Repent. Turn away from the things that keep you turned away from the face of God. Turn away from sin. We Disciples aren't always so good at talking about sin; that doesn't make it any less a factor in our lives. The plain truth of the matter is this: human beings sin. We like to tell ourselves that only things like lying and cheating are sins in God's eyes, and that we're okay. But any time we fail to love, any time we put our own desires above the needs of our neighbors or the will of God, we sin. Eugene Peterson, the fellow who translated the Message Bible, believes that sin is so pervasive in our lives that when we repent we should just quit whatever it is we're doing—"no matter how hard we're trying, no matter how well-intentioned"— because it's probably wrong. He compares repentance to saying a "loud, authoritative, non-negotiable "no." No to shame and selfishness and fear. No to sin and death and confusion. No to a life lived without God at the center.

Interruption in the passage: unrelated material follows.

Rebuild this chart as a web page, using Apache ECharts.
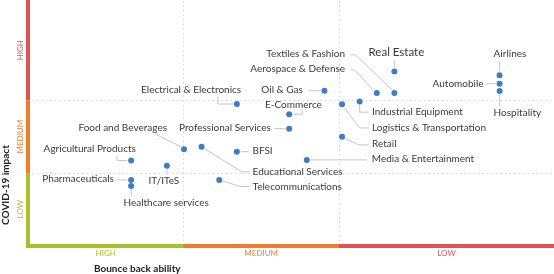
<!DOCTYPE html>
<html><head><meta charset="utf-8">
<script src="https://cdn.jsdelivr.net/npm/echarts@6/dist/echarts.min.js"></script>
<style>html,body{margin:0;padding:0;background:#fff}#c{width:554px;height:274px}</style>
</head><body><div id="c"></div>
<script>
// ---- data ----
const sectors = ['Real Estate','Textiles & Fashion','Aerospace & Defense','Oil & Gas','Airlines','Automobile','Hospitality','Industrial Equipment','Logistics & Transportation','E-Commerce','Professional Services','Retail','Media & Entertainment','Electrical & Electronics','Food and Beverages','Educational Services','BFSI','Telecommunications','Agricultural Products','IT/ITeS','Pharmaceuticals','Healthcare services'];
const bounceBack = [7.07,7.07,6.73,5.72,9.10,9.10,9.10,6.40,6.06,5.04,5.04,6.06,5.38,4.03,3.01,3.35,4.03,3.69,1.99,2.68,1.99,1.99];
const covidImpact = [7.19,6.30,6.30,6.40,7.04,6.69,6.39,5.95,5.84,5.43,4.83,4.50,3.54,5.85,3.98,4.08,3.88,2.71,3.51,3.30,2.71,2.46];
const xLevels = ['HIGH','MEDIUM','LOW'];      // bounce back ability, left to right
const yLevels = ['LOW','MEDIUM','HIGH'];      // covid impact, bottom to top
const xEdges = [0,3,6,10.15];
const yEdges = [0,3,6,10.15];

// ---- styles ----
const FONT = 'Lato';
const LBL = 10;
const levelColors = ['#a9bf2c','#ee7d2e','#e05353'];
const xLevelColors = [levelColors[0],levelColors[1],levelColors[2]];
const yLevelColors = [levelColors[0],levelColors[1],levelColors[2]];
// label placement relative to the point (pixels)
const layout = [
 {dx:2,dy:-19.4,align:'center',size:11.5,line:[[0,-4],[0,-11.5]]},
 {dx:-49.3,dy:-39.3,align:'right',line:[[-44,-38.3],[-39,-38.3],[-2,-3]]},
 {dx:-31.7,dy:-24.3,align:'right',line:[[-26,-23.5],[-22,-23],[-3,-2.5]]},
 {dx:-21.6,dy:-0.7,align:'right',line:[[-16,0],[-4,0]]},
 {dx:10.4,dy:-21.3,align:'center',line:[[0,-4],[0,-14]]},
 {dx:-16,dy:-0.4,align:'right',line:[[-13,0],[-4,0]]},
 {dx:-6,dy:22.3,align:'left',line:[[0,4],[0,15]]},
 {dx:12.4,dy:10.6,align:'left',line:[[0,3],[0,10.6],[9,10.6]]},
 {dx:30,dy:24,align:'left',line:[[2,3],[17.6,23.7],[27,23.7]]},
 {dx:32.7,dy:-9.3,align:'right',line:[[4,0],[13,0],[13,-5]]},
 {dx:-18.3,dy:-1,align:'right',line:[[-15,0],[-4,0]]},
 {dx:30,dy:7.3,align:'left',line:[[3,1.5],[16.6,8.3],[27,8.3]]},
 {dx:65,dy:-0.7,align:'left',line:[[4,0],[60,0]]},
 {dx:4.3,dy:-14,align:'right',line:[[-4,0],[-19,0],[-19,-7]]},
 {dx:-17,dy:-21.6,align:'right',line:[[-29,-15.3],[-3,-2.5]]},
 {dx:51,dy:25,align:'left',line:[[3,2],[40.4,25],[48,25]]},
 {dx:15.6,dy:-0.7,align:'left',line:[[4,0],[12,0]]},
 {dx:33.3,dy:6.7,align:'left',line:[[3,1],[21,6.5],[30,6.5]]},
 {dx:4.7,dy:-11.7,align:'right',line:[[-4,0],[-14,0],[-14,-5]]},
 {dx:-3,dy:15.3,align:'center',line:[[0,3],[0,9]]},
 {dx:-17.3,dy:-1,align:'right',line:[[-14,0],[-4,0]]},
 {dx:-7.7,dy:16.7,align:'left',line:[[0,3],[0,10]]}
];

const mid = e => e.slice(0,-1).map((v,i)=>(v+e[i+1])/2);
const xCenters = mid(xEdges), yCenters = mid(yEdges);
const findIdx = (arr,v)=>arr.findIndex(c=>Math.abs(c-v)<1e-6);

const axisSegs = [];
xLevels.forEach((n,i)=>axisSegs.push([{coord:[xEdges[i],0],lineStyle:{color:xLevelColors[i],cap:i===0?'square':'butt'}},{coord:[xEdges[i+1],0]}]));
yLevels.forEach((n,i)=>axisSegs.push([{coord:[0,yEdges[i]],lineStyle:{color:yLevelColors[i],cap:i===0?'square':'butt'}},{coord:[0,yEdges[i+1]]}]));
axisSegs.sort((a,b)=>(a[0].lineStyle.cap==='square'?-1:0)-(b[0].lineStyle.cap==='square'?-1:0));

const richFor = cols => ({c0:{color:cols[0],fontSize:8,fontFamily:FONT},c1:{color:cols[1],fontSize:8,fontFamily:FONT},c2:{color:cols[2],fontSize:8,fontFamily:FONT}});

const chart = echarts.init(document.getElementById('c'), null, {renderer:'canvas'});
chart.setOption({
  animation:false,
  textStyle:{fontFamily:FONT},
  grid:{left:28,right:0,top:0,bottom:28.5,containLabel:false},
  xAxis:{type:'value',min:xEdges[0],max:xEdges[3],axisLine:{show:false},axisTick:{show:false},splitLine:{show:false},
    axisLabel:{customValues:xCenters,margin:4,fontSize:8,fontFamily:FONT,
      formatter:v=>{const i=findIdx(xCenters,v);return '{c'+i+'|'+xLevels[i]+'}';},rich:richFor(xLevelColors)}},
  yAxis:{type:'value',min:yEdges[0],max:yEdges[3],axisLine:{show:false},axisTick:{show:false},splitLine:{show:false},
    axisLabel:{customValues:yCenters,margin:4,rotate:90,fontSize:8,fontFamily:FONT,
      formatter:v=>{const i=findIdx(yCenters,v);return '{c'+i+'|'+yLevels[i]+'}';},rich:richFor(yLevelColors)}},
  graphic:[
    {type:'text',x:137.3,y:268.3,style:{text:'Bounce back ability',font:'bold 10px '+FONT,fill:'#222',align:'center',verticalAlign:'middle'}},
    {type:'text',x:5.5,y:185,rotation:Math.PI/2,style:{text:'COVID-19 impact',font:'bold 10px '+FONT,fill:'#222',align:'center',verticalAlign:'middle'}}
  ],
  series:[
    {type:'scatter',data:[],silent:true,
      markLine:{silent:true,symbol:['none','none'],label:{show:false},animation:false,
        lineStyle:{type:[1.5,3],color:'#d4d4d4',width:1},
        data:[{xAxis:xEdges[1]},{xAxis:xEdges[2]},{yAxis:yEdges[1]},{yAxis:yEdges[2]}]}},
    {type:'scatter',data:[],silent:true,z:5,
      markLine:{silent:true,symbol:['none','none'],label:{show:false},animation:false,
        lineStyle:{type:'solid',width:4},data:axisSegs}},
    {type:'custom',clip:false,z:10,
      data:sectors.map((s,i)=>[bounceBack[i],covidImpact[i]]),
      renderItem:(params,api)=>{
        const i=params.dataIndex, L=layout[i];
        const p=api.coord([api.value(0),api.value(1)]);
        const kids=[];
        if(L.line) kids.push({type:'polyline',shape:{points:L.line.map(o=>[p[0]+o[0],p[1]+o[1]])},style:{stroke:'#c6c6c6',lineWidth:1,fill:null}});
        kids.push({type:'circle',shape:{cx:p[0],cy:p[1],r:3},style:{fill:'#3b7ec8'}});
        kids.push({type:'text',x:p[0]+L.dx,y:p[1]+L.dy,style:{text:sectors[i],fill:'#3a3a3a',font:(L.size||LBL)+'px '+FONT,align:L.align,verticalAlign:'middle'}});
        return {type:'group',children:kids};
      }}
  ]
});
</script></body></html>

If repentance is a resounding no, then "'follow' is the yes of baptized life." Follow Jesus. Pay attention to what he did and said in the gospels. If he tells you to love your neighbor, obey. If he shows you how to be compassionate, conform. Accept him as your Lord and love him as your brother. Expect him to challenge you and comfort you. If you find that you are neither challenged nor comforted by Jesus, you probably stopped paying attention. There is always more time to repent and follow again.
Repentance and discipleship. Turning and following. This is the life we sign up for when we agree to be immersed into Christ. This is who we are and what we do, and it all begins with baptism.
Whether you encounter the living water again or for the first time today, may the parched places of your souls be refreshed. May you be unafraid to surrender to God's love, even if it means getting wet. And may you respond to this holy mystery with great joy and deep peace. Amen.